**** DATA SHOWN ****

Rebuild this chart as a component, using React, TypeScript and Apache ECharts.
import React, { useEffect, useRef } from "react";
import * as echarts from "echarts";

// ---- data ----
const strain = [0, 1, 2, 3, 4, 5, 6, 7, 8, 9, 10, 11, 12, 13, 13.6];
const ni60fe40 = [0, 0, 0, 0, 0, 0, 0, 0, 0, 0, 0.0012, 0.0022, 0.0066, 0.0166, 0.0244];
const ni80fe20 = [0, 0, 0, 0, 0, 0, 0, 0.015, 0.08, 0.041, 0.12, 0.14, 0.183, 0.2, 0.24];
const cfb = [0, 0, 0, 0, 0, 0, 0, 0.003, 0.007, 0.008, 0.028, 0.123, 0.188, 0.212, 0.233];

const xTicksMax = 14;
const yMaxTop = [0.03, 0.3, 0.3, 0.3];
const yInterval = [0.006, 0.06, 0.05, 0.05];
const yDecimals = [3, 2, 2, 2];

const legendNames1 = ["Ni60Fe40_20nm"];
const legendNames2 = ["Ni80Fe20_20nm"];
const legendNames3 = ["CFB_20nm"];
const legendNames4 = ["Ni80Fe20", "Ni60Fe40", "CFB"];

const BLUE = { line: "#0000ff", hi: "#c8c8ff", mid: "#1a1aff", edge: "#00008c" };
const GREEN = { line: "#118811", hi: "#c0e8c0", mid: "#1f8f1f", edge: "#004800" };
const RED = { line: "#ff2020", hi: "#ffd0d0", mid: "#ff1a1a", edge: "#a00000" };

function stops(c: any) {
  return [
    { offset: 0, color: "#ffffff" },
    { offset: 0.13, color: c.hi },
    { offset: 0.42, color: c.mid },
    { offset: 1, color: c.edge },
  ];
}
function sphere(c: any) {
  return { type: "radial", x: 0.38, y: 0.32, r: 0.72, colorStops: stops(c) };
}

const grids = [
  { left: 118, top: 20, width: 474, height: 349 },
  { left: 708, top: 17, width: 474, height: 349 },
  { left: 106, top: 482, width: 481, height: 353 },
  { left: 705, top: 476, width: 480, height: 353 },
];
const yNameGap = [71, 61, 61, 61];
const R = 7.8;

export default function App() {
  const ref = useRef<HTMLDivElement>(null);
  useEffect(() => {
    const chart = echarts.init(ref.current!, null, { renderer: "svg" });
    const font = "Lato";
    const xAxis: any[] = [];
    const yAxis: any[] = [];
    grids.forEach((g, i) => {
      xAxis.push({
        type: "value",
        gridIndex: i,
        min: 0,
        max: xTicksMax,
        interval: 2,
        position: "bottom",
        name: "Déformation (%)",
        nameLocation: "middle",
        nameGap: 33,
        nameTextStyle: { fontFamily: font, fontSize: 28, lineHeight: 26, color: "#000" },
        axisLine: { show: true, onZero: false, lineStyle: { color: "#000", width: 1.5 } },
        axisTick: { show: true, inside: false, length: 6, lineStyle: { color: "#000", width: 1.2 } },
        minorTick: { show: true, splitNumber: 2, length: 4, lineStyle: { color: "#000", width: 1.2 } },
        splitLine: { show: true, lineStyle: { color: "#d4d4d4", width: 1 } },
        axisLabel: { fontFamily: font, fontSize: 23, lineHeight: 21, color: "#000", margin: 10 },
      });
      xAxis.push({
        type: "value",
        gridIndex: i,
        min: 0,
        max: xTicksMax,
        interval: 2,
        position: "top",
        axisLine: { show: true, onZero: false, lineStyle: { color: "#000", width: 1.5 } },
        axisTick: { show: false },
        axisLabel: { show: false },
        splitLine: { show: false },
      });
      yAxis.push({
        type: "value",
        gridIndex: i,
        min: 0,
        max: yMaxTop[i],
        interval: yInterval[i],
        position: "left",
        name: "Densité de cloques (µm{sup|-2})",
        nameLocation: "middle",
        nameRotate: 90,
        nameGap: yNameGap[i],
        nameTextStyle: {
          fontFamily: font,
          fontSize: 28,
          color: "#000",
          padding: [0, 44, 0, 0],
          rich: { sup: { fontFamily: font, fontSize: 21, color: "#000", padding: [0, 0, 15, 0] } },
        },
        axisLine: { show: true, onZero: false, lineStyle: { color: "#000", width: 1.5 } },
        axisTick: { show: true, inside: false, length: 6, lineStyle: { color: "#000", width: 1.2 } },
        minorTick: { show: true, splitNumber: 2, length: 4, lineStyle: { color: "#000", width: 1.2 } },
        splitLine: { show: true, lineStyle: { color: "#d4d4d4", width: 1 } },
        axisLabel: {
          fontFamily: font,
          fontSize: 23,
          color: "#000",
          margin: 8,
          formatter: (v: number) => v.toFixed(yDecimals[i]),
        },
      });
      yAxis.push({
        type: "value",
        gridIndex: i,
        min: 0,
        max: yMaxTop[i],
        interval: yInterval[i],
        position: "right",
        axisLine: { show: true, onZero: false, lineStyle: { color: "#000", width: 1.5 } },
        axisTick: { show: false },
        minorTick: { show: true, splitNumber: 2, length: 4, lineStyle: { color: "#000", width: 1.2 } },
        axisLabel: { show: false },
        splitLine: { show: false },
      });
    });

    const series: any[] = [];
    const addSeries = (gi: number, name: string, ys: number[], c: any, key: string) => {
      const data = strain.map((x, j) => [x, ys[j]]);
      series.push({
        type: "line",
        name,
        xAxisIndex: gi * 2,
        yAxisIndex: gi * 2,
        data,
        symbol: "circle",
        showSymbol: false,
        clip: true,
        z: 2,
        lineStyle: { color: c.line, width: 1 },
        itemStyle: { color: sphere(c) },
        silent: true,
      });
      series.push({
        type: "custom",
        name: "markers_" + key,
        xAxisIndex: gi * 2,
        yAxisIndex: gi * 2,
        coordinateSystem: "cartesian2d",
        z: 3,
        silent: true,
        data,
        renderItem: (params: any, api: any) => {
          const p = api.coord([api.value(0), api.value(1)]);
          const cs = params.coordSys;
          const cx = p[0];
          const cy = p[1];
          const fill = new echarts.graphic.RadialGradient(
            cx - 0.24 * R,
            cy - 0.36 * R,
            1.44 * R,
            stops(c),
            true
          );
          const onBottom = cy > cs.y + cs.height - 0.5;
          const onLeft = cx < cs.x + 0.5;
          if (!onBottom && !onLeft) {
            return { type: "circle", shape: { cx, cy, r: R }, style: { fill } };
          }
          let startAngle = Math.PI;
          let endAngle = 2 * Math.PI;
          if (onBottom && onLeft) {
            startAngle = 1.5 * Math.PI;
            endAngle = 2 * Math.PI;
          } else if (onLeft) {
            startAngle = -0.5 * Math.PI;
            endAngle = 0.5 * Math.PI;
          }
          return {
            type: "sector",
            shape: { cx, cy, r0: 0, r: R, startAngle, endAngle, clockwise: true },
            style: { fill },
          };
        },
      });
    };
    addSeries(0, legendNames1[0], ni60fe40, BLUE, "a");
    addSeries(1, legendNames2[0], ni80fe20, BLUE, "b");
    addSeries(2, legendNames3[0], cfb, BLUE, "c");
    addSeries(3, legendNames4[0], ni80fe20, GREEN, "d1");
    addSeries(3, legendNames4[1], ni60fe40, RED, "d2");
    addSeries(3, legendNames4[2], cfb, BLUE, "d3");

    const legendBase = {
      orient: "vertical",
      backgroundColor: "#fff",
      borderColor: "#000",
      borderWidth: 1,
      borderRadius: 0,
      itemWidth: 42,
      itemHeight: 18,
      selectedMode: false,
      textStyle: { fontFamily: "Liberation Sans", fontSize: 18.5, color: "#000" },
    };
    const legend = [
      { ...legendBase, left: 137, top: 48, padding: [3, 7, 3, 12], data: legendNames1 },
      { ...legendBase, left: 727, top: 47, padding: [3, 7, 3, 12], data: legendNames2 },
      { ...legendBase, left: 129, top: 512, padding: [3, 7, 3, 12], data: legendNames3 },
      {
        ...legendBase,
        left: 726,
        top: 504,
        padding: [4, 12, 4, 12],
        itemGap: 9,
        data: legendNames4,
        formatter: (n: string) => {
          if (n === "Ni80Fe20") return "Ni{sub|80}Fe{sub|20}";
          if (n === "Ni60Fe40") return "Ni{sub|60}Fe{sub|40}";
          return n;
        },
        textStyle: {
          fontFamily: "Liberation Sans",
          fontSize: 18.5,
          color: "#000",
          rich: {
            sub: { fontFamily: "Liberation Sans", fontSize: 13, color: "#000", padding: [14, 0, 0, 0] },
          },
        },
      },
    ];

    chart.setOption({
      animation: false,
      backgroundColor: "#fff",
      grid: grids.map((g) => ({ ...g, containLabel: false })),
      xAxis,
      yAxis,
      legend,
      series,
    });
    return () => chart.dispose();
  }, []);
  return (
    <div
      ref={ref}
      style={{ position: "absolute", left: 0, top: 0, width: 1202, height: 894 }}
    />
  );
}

****

> _BRIEF_:
Copy exactly the lines that run from the first line of the data to the line containing "const yDecimals = [3, 2, 2, 2];", please, with both ends included and nothing else.

> _CORRECT ANSWER_:
Rebuild this chart as a component, using React, TypeScript and Apache ECharts.
import React, { useEffect, useRef } from "react";
import * as echarts from "echarts";

// ---- data ----
const strain = [0, 1, 2, 3, 4, 5, 6, 7, 8, 9, 10, 11, 12, 13, 13.6];
const ni60fe40 = [0, 0, 0, 0, 0, 0, 0, 0, 0, 0, 0.0012, 0.0022, 0.0066, 0.0166, 0.0244];
const ni80fe20 = [0, 0, 0, 0, 0, 0, 0, 0.015, 0.08, 0.041, 0.12, 0.14, 0.183, 0.2, 0.24];
const cfb = [0, 0, 0, 0, 0, 0, 0, 0.003, 0.007, 0.008, 0.028, 0.123, 0.188, 0.212, 0.233];

const xTicksMax = 14;
const yMaxTop = [0.03, 0.3, 0.3, 0.3];
const yInterval = [0.006, 0.06, 0.05, 0.05];
const yDecimals = [3, 2, 2, 2];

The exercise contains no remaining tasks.